** Exercise prompt **
Pull every line that holds the word "matplotlib" from the entries.

Start Given information

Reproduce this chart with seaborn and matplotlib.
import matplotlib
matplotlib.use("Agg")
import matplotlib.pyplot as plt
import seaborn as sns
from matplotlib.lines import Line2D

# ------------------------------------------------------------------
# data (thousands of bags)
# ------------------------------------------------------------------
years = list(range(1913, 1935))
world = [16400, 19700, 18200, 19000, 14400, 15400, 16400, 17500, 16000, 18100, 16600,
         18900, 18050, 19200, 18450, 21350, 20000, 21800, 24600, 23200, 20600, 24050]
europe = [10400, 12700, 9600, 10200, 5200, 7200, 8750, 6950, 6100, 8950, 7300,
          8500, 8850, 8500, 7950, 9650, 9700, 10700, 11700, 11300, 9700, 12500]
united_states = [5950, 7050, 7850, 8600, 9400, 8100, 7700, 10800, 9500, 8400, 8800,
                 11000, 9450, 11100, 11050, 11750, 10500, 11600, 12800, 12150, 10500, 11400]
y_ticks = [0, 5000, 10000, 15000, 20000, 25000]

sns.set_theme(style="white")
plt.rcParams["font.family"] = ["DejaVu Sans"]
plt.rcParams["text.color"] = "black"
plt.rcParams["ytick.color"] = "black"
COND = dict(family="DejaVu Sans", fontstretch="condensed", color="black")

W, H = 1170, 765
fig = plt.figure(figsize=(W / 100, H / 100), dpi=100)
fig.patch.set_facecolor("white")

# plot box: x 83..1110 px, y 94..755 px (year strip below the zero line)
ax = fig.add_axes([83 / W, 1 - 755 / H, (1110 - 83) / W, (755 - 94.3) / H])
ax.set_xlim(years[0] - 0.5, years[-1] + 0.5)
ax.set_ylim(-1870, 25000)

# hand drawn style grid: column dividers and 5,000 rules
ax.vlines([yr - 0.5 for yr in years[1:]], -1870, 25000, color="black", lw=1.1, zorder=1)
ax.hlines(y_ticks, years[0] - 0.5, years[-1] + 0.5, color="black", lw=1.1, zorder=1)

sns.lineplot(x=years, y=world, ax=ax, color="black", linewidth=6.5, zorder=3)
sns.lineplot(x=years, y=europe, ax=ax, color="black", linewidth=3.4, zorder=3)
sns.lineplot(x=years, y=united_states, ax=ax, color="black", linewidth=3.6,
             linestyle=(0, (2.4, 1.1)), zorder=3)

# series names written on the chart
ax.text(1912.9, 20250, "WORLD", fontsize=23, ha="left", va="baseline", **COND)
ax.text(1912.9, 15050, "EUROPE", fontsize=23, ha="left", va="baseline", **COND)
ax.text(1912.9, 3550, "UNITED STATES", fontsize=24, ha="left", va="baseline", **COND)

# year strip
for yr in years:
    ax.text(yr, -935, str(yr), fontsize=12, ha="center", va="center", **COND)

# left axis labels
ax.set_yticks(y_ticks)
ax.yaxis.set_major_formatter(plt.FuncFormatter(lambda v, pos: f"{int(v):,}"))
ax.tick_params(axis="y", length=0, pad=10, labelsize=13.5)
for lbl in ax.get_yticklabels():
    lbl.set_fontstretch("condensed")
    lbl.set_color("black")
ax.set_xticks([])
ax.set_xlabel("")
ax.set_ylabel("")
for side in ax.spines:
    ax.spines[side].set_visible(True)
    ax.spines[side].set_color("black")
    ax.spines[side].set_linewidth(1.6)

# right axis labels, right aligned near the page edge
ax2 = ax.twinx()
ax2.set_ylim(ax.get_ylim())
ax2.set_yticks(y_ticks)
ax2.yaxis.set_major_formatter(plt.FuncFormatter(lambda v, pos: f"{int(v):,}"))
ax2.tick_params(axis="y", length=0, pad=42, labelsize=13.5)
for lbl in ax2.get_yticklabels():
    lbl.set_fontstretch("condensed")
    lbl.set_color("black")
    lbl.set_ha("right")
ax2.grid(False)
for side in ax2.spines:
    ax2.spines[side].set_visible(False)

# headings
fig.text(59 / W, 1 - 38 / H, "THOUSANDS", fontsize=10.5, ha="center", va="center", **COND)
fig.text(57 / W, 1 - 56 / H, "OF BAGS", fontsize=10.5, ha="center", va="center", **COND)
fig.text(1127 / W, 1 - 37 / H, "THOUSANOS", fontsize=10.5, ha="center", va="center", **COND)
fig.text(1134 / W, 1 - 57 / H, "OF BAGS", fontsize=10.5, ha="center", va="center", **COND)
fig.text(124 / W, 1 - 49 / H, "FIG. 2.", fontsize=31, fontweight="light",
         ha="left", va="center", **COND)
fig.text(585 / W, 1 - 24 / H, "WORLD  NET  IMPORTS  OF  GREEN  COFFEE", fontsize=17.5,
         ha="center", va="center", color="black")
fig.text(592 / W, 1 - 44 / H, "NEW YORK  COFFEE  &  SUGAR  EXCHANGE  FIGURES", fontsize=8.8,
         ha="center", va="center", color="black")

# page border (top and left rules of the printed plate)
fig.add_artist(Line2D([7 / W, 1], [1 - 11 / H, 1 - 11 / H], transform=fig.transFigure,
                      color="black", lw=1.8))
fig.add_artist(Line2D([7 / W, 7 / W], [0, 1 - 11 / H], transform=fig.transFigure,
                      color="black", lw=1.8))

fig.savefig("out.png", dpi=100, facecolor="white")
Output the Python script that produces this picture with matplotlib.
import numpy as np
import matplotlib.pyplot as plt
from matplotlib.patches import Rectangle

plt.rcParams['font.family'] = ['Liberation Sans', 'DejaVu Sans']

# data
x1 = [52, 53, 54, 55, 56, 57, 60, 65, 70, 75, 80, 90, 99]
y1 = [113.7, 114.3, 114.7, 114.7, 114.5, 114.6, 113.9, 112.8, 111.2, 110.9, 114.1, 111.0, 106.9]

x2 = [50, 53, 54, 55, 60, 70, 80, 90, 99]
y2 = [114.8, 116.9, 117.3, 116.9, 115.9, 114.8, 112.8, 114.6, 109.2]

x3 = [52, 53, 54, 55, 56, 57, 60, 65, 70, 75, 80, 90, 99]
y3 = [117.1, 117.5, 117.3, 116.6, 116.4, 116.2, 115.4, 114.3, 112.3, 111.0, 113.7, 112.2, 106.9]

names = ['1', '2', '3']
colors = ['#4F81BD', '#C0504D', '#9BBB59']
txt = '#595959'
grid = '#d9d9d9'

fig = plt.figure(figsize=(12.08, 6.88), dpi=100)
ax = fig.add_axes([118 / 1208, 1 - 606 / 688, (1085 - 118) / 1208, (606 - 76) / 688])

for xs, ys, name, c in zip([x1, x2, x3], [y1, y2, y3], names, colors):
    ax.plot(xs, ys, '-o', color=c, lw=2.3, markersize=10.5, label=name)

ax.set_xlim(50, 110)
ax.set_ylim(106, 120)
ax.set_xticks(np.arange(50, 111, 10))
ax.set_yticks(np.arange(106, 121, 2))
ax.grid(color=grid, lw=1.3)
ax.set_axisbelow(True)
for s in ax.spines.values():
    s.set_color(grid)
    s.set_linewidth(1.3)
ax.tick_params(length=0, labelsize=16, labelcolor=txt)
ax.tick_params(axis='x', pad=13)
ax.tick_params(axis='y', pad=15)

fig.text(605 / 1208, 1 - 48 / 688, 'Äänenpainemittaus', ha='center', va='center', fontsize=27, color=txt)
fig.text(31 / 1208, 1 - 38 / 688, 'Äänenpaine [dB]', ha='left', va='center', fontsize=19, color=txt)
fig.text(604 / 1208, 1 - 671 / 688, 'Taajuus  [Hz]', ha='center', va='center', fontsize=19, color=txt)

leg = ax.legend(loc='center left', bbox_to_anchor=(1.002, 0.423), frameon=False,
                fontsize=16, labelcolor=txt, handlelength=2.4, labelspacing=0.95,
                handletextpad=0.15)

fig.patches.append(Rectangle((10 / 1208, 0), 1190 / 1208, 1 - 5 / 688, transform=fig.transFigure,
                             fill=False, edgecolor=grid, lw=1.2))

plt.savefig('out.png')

End Given information
Start Given information

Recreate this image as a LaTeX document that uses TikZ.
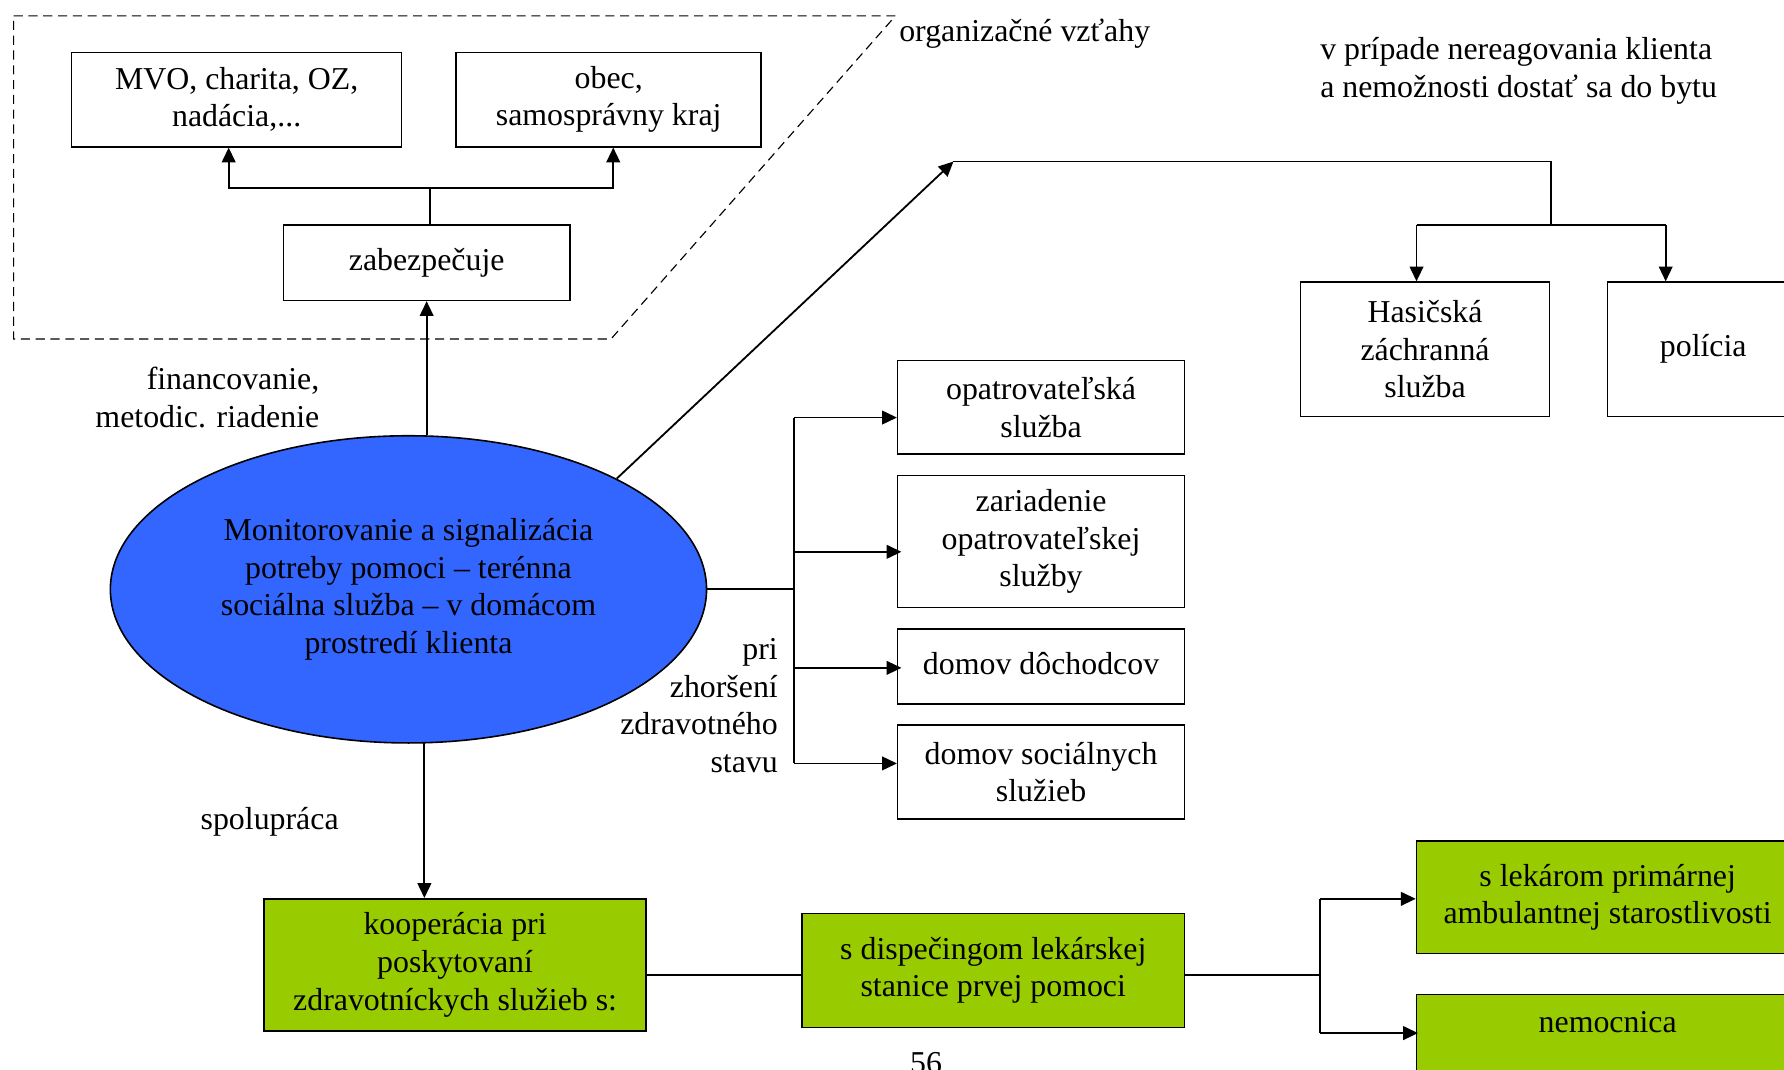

End Given information
Start Given information

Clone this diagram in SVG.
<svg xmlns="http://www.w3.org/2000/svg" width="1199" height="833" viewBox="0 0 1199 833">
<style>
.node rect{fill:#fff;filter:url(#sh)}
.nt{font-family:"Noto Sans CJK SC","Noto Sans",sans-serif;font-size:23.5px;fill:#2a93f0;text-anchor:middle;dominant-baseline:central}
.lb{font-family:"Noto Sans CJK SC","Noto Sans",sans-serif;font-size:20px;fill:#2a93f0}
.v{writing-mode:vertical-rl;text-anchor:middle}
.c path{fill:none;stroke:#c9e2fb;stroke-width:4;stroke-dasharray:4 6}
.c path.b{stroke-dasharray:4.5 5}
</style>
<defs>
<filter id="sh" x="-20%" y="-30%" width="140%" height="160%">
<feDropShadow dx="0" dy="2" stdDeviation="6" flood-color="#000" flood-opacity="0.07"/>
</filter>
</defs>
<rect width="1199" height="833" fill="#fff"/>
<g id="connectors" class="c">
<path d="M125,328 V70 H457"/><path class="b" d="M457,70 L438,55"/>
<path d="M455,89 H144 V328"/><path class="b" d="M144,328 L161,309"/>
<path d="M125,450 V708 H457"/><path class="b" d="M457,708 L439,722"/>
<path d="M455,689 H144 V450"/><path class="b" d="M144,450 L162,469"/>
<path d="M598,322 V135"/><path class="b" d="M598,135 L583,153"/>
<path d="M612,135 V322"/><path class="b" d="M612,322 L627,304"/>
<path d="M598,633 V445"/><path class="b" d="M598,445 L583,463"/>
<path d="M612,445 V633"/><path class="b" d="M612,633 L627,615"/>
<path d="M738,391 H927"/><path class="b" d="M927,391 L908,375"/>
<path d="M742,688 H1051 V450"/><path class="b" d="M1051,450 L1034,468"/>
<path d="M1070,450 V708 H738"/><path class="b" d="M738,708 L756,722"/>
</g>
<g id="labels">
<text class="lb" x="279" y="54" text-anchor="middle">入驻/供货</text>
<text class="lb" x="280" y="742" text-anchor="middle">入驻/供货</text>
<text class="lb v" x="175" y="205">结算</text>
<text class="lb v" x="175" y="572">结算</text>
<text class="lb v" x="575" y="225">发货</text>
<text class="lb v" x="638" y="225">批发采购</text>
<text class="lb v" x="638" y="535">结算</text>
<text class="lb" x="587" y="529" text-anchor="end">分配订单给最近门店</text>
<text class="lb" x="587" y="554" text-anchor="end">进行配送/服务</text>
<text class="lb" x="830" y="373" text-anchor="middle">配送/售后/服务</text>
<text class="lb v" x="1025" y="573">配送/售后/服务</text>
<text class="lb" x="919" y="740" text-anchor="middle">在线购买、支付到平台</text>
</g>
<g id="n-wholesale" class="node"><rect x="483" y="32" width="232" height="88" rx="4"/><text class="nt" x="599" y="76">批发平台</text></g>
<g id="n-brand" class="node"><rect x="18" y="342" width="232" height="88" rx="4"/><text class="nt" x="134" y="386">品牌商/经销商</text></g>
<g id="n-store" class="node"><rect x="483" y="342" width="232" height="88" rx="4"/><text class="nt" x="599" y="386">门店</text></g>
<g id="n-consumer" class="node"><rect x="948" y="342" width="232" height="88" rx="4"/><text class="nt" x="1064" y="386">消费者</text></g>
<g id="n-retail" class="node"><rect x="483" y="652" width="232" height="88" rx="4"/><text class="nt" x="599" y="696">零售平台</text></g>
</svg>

End Given information

** Answer to the task **
Reproduce this chart with seaborn and matplotlib.
import matplotlib
matplotlib.use("Agg")
import matplotlib.pyplot as plt
from matplotlib.lines import Line2D
Output the Python script that produces this picture with matplotlib.
import matplotlib.pyplot as plt
from matplotlib.patches import Rectangle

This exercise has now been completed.